Hyping the China Threat

| Fri Jun. 16, 2006 1:44 PM EDT

Well, this is disturbing. As we all know, the Pentagon has a rather alarmist view of China. But where does this view come from? Careful analysis? Maybe not. Gregory Kulacki reports in the Bulletin of Atomic Scientists that the United States' appraisal of China's intentions and military capabilities is often based on dubious sources—an essay from tabloid newspaper in one case, the writings of an amateur weapons enthusiast in another—that are then wrongly attributed to the Chinese government and deemed cause for concern.

In 2001, for instance, a U.S. commission warned that China was preparing for, quote, a "space Pearl Harbor" and probing for weaknesses in our high-tech infrastructure that could be exploited in a possible war over Taiwan. But much of this assessment was based on an essay written in China by a junior military officer freelancing for an "outlook" magazine, who wrote a piece on U.S. vulnerabilities that exclusively cited U.S. sources, including various Pentagon reports. In no way did the essay reflect China's official intentions, much less its ability to probe for weaknesses. It was just misinterpreted by whatever analyst read it. As Kulacki says, it's "a game of telephone gone horribly wrong."

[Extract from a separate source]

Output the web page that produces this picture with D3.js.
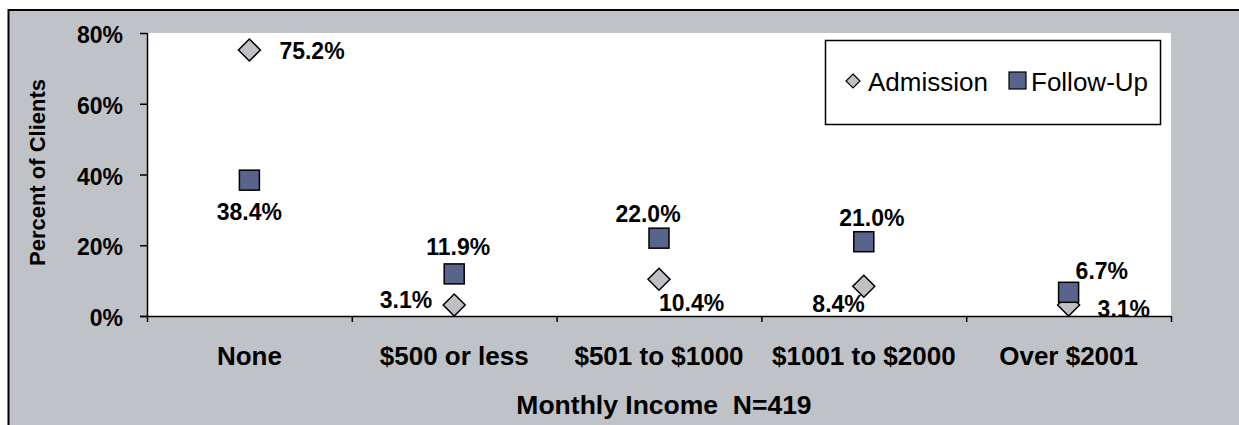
<!DOCTYPE html>
<html>
<head>
<meta charset="utf-8">
<script src="https://cdn.jsdelivr.net/npm/d3@7"></script>
<style>
  body { margin: 0; background: #fff; }
  svg { display: block; font-family: "Liberation Sans", Arial, sans-serif; }
</style>
</head>
<body>
<div id="chart"></div>
<script>
// data
const categories = ['None', '$500 or less', '$501 to $1000', '$1001 to $2000', 'Over $2001'];
const admission = [75.2, 3.1, 10.4, 8.4, 3.1];
const followUp = [38.4, 11.9, 22.0, 21.0, 6.7];
const yTicks = [0, 20, 40, 60, 80];

// where each data label sits relative to its marker (dx, dy, anchor)
const admLabelPos = [[30, 9, 'start'], [-22, 3, 'end'], [0, 32, 'start'], [1, 26, 'end'], [29, 12, 'start']];
const fupLabelPos = [[0, 40, 'middle'], [4, -19, 'middle'], [-11, -16, 'middle'], [8, -16, 'middle'], [7, -13, 'start']];

const W = 1239, H = 425;
const plot = { left: 147, right: 1171, top: 33, bottom: 316 };

const svg = d3.select('#chart').append('svg')
    .attr('width', W)
    .attr('height', H);

// outer frame
svg.append('rect')
    .attr('x', 8.5).attr('y', 10)
    .attr('width', W + 10).attr('height', H + 10)
    .attr('fill', '#bfc2c7')
    .attr('stroke', '#000')
    .attr('stroke-width', 2);

// plot area
svg.append('rect')
    .attr('x', plot.left).attr('y', plot.top)
    .attr('width', plot.right - plot.left).attr('height', plot.bottom - plot.top)
    .attr('fill', '#fff');

svg.append('clipPath').attr('id', 'plot-clip')
    .append('rect')
    .attr('x', plot.left).attr('y', plot.top - 20)
    .attr('width', plot.right - plot.left + 10).attr('height', plot.bottom - plot.top + 20);

const xBand = d3.scaleBand()
    .domain(categories)
    .range([plot.left, plot.right])
    .padding(0);

const xEdge = d3.scaleLinear()
    .domain([0, categories.length])
    .range([plot.left, plot.right]);

const y = d3.scaleLinear()
    .domain([0, 80])
    .range([plot.bottom, plot.top]);

const cx = d => xBand(d) + xBand.bandwidth() / 2;

// y axis
const yAxis = svg.append('g')
    .attr('transform', `translate(${plot.left},0)`)
    .call(d3.axisLeft(y).tickValues(yTicks).tickSize(7).tickPadding(17).tickFormat(d => d + '%'));
yAxis.select('.domain').attr('stroke', '#000').attr('stroke-width', 1.5).attr('d', `M0.5,${plot.top}V${plot.bottom}`);
yAxis.selectAll('.tick line').attr('stroke', '#000').attr('stroke-width', 1.5);
yAxis.selectAll('.tick text')
    .attr('dy', '0.42em')
    .style('font-family', '"Liberation Sans", Arial, sans-serif')
    .style('font-size', '23px')
    .style('font-weight', 'bold')
    .attr('fill', '#000');

// x axis: boundary ticks
const xAxis = svg.append('g')
    .attr('transform', `translate(0,${plot.bottom})`)
    .call(d3.axisBottom(xEdge).tickValues(d3.range(categories.length + 1)).tickSize(6).tickFormat(''));
xAxis.select('.domain').attr('stroke', '#000').attr('stroke-width', 1.5).attr('d', `M${plot.left - 7},0.5H${plot.right}`);
xAxis.selectAll('.tick line').attr('stroke', '#000').attr('stroke-width', 1.5);

// category labels
const xLab = svg.append('g')
    .attr('transform', `translate(0,${plot.bottom})`)
    .call(d3.axisBottom(xBand).tickSize(0).tickPadding(31));
xLab.select('.domain').remove();
xLab.selectAll('.tick text')
    .style('font-family', '"Liberation Sans", Arial, sans-serif')
    .style('font-size', '26px')
    .style('font-weight', 'bold')
    .attr('fill', '#000');

// axis titles
svg.append('text')
    .attr('transform', `translate(45,${(plot.top + plot.bottom) / 2 - 2}) rotate(-90)`)
    .attr('text-anchor', 'middle')
    .style('font-size', '22px')
    .style('font-weight', 'bold')
    .text('Percent of Clients');

svg.append('text')
    .attr('x', 664)
    .attr('y', 414)
    .attr('text-anchor', 'middle')
    .style('font-size', '26.5px')
    .style('font-weight', 'bold')
    .attr('xml:space', 'preserve')
    .text('Monthly Income  N=419');

// markers
const diamond = s => `M0,${-s}L${s},0L0,${s}L${-s},0Z`;
const marks = svg.append('g').attr('clip-path', 'url(#plot-clip)');

marks.selectAll('path.adm')
    .data(admission)
    .join('path')
    .attr('class', 'adm')
    .attr('transform', (d, i) => `translate(${cx(categories[i])},${y(d)})`)
    .attr('d', diamond(11))
    .attr('fill', '#c0c0c4')
    .attr('stroke', '#000')
    .attr('stroke-width', 1.5);

marks.selectAll('rect.fup')
    .data(followUp)
    .join('rect')
    .attr('class', 'fup')
    .attr('x', (d, i) => cx(categories[i]) - 10)
    .attr('y', d => y(d) - 10)
    .attr('width', 20)
    .attr('height', 20)
    .attr('fill', '#59648c')
    .attr('stroke', '#000')
    .attr('stroke-width', 1.5);

// data labels
const labels = svg.append('g').attr('clip-path', 'url(#plot-clip)')
    .style('font-size', '23px')
    .style('font-weight', 'bold');

labels.selectAll('text.adm')
    .data(admission)
    .join('text')
    .attr('class', 'adm')
    .attr('x', (d, i) => cx(categories[i]) + admLabelPos[i][0])
    .attr('y', (d, i) => y(d) + admLabelPos[i][1])
    .attr('text-anchor', (d, i) => admLabelPos[i][2])
    .text(d => d.toFixed(1) + '%');

labels.selectAll('text.fup')
    .data(followUp)
    .join('text')
    .attr('class', 'fup')
    .attr('x', (d, i) => cx(categories[i]) + fupLabelPos[i][0])
    .attr('y', (d, i) => y(d) + fupLabelPos[i][1])
    .attr('text-anchor', (d, i) => fupLabelPos[i][2])
    .text(d => d.toFixed(1) + '%');

// legend
const legend = svg.append('g');
legend.append('rect')
    .attr('x', 825.5).attr('y', 40.5)
    .attr('width', 335).attr('height', 84)
    .attr('fill', '#fff')
    .attr('stroke', '#000')
    .attr('stroke-width', 1.5);

legend.append('path')
    .attr('transform', 'translate(853,81)')
    .attr('d', diamond(7))
    .attr('fill', '#c0c0c4')
    .attr('stroke', '#000')
    .attr('stroke-width', 1.2);
legend.append('text')
    .attr('x', 868).attr('y', 91)
    .style('font-size', '26px')
    .text('Admission');

legend.append('rect')
    .attr('x', 1009).attr('y', 72)
    .attr('width', 17).attr('height', 17)
    .attr('fill', '#59648c')
    .attr('stroke', '#000')
    .attr('stroke-width', 1.2);
legend.append('text')
    .attr('x', 1031).attr('y', 91)
    .style('font-size', '26px')
    .text('Follow-Up');
</script>
</body>
</html>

Now China might in fact be planning some colossal space war against the United States. Or planning to dominate all of Asia. Or whatever nightmare scenario we're supposed to worry about. It's possible. But there's no reason to take the U.S. intelligence community's word on this as final—not least because, according to Kulacki, most of people gathering intelligence on China don't even speak Chinese very well, and so are quite prone to misunderstandings and mistranslations.

Even worse, though, is that a needlessly hawkish view on China can create a dangerous feedback loop. Chinese analysts read U.S. government reports, and in turn write their own analyses for Chinese military journals, which are in turn read by U.S. analysts, and so on. A bit of excess alarmism in those initial reports can be amplified over time, as both sides get increasingly alarmist, and hawkishness can quickly become a self-fulfilling prophecy. Already we have a military-industrial complex that has every incentive to hype the Chinese threat in order to justify expensive new weapons systems; we hardly need Chicken Little intelligence based on shoddy translation on top of that.